Southern Spoonbread

Southern Spoonbread

This southern spoonbread is to die for.

When we moved to Charlotte, we discovered that our church organized dinner groups, and so we signed up right away to meet new people. It is a beautiful way to make new friends while sharing favorite foods.

Our friend Teri brought this Southern comfort food to one of our dinners, and it was an immediate hit. We may have even guiltily scraped the dish clean. Here is my lightened version, which depends on yogurt to deliver the desired texture and flavor without all the calories.

  • Servings: 8-10
  • Difficulty: Easy
  Place a rack two-thirds down in the oven; start preheating to 350°F “Convection” (verify with an oven thermometer). Ovens often run hot or cold, or preheat slowly.
  • 1 teaspoon butter (optional if using nonstick)
Evenly butter an 8-inch square or 9-inch round baking dish, cast iron pan, or heavy ceramic nonstick pan. In any case, the depth should be at least 3 inches. Depth prevents overflow as batter swells during baking.
  • 1 large egg
  • 1 cup plain whole milk yogurt
  • 3 tablespoons unsalted butter, melted
In a 3-quart bowl, whisk together. Yogurt produces moist, light spoonbread.
  • 1/2 cup (2 ounces) diced white or yellow onion
Whisk into the egg mixture.

Tip: With onion on its side, cut off and discard both ends. Cut in half from pole to pole, peel off any dry or tough layers; discard. Place cut sides down and slice to 1/4 inch, holding the pieces together as you work. Cut across slices to dice.

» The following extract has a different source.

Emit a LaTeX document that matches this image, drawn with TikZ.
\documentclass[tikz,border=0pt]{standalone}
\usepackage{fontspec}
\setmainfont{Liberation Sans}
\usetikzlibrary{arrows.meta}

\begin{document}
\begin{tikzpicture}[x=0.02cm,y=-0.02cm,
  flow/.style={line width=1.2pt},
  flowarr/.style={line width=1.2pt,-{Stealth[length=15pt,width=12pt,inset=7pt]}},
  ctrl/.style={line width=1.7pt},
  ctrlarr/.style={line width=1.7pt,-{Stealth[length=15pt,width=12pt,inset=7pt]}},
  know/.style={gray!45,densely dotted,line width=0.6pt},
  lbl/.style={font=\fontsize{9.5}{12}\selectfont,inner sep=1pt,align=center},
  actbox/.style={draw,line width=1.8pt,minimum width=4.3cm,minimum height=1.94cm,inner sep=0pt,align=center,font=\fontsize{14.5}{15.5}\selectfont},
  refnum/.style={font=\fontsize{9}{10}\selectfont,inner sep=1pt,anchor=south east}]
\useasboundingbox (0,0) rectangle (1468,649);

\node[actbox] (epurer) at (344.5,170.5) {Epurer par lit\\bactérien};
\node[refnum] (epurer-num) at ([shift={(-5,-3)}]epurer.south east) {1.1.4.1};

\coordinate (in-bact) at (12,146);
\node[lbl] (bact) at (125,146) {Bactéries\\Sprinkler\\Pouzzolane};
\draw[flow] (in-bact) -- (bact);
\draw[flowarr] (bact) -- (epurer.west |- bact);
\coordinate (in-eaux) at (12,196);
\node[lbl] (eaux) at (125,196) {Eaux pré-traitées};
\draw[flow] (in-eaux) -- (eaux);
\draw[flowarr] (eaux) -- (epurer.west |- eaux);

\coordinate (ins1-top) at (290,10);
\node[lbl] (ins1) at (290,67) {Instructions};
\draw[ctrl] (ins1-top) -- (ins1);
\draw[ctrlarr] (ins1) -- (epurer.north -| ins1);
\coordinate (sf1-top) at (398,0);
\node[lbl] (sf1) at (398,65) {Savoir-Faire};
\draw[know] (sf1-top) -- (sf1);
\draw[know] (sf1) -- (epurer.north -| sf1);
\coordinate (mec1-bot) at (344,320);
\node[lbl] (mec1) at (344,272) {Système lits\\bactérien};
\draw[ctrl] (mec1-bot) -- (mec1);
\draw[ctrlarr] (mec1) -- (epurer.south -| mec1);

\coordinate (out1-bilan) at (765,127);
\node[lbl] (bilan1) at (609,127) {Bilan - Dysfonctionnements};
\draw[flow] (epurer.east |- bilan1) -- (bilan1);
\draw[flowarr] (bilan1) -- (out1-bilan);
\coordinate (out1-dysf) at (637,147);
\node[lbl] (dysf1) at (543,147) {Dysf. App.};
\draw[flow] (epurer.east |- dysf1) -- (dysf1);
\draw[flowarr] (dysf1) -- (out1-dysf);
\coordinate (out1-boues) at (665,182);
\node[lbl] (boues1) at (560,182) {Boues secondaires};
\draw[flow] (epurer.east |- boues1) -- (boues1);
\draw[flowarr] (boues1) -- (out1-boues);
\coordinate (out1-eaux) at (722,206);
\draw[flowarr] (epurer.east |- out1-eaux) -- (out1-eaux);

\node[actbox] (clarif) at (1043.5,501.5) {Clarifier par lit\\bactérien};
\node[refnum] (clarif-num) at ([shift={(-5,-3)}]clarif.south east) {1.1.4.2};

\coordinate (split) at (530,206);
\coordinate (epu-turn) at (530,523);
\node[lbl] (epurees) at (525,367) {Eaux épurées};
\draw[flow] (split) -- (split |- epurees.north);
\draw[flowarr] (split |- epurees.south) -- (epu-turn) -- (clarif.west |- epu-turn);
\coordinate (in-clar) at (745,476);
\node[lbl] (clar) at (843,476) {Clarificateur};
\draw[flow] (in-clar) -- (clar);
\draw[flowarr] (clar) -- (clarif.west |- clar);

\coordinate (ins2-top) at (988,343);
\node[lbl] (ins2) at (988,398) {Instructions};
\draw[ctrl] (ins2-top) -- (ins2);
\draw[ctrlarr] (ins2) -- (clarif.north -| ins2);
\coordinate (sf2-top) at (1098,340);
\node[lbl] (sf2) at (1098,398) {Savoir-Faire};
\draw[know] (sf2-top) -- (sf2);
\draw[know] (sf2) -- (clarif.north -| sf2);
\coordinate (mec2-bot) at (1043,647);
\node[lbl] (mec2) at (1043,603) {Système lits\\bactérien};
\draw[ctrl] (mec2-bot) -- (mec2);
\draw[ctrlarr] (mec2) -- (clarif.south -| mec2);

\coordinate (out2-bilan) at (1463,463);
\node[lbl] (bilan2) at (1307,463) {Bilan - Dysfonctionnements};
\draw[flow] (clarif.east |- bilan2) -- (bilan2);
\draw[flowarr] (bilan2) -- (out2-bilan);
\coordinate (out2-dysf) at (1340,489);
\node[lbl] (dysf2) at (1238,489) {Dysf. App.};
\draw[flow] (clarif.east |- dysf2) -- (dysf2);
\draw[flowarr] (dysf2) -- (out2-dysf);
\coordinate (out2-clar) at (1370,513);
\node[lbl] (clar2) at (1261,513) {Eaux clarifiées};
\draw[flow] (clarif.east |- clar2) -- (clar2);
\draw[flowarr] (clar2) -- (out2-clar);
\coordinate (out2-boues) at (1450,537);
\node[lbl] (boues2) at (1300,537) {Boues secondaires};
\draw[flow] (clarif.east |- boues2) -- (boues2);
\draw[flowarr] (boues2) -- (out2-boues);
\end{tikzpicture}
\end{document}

Holding slices together reduces exposure to eye-irritants.
  • 26 ounces fresh or frozen corn
  • 1/2 cup whole milk
Pulse together in a food processor 3-4 times to break up 20-25% of the kernels. Whisk into egg mixture.

Tip: To cut corn from the cob, remove husks and silk; brush with a dry paper towel to remove any persistent silk strands. Cut 1 inch from each end of the cob to reveal kernel depth. Stabilize a 5-quart bowl on the workspace by placing it over a damp washcloth. With a cob on end inside the bowl, use a downward cut to free several rows of kernels. Rotate cob and repeat to remove all kernels. If using frozen corn, load into a mesh strainer and rinse under hot tap water for 15-20 seconds to defrost; strain thoroughly with vigorous shakes. Set aside.

Defrosting shortens the baking time. Thorough straining prevents watering down the batter.
  • 4 ounces whole yellow cornmeal, stone ground
  • 1/3 cup granulated sugar
  • 1 2/3 ounces (1/3 cup) bleached all-purpose flour
  • 1 tablespoon double acting baking powder, sifted
  • 1 teaspoon fine sea salt
In a 1-quart bowl, whisk all together. Add to egg mixture in thirds, stirring with a silicone spatula after each addition just until there is no dry flour. Do not over mix. Scrape into prepared baking dish/pan. Bake until edges are amber and the top begins to show color (45-50 minutes). If cooling, transfer to a wire cooling rack; cover with a lint-free cloth. Weighing flour ensures consistent results. Bleached flour is low in gluten, which promotes a tender crumb. Sifting eliminates distasteful clumps. Adding dry ingredients in thirds decreases overall mixing time, minimizing gluten development.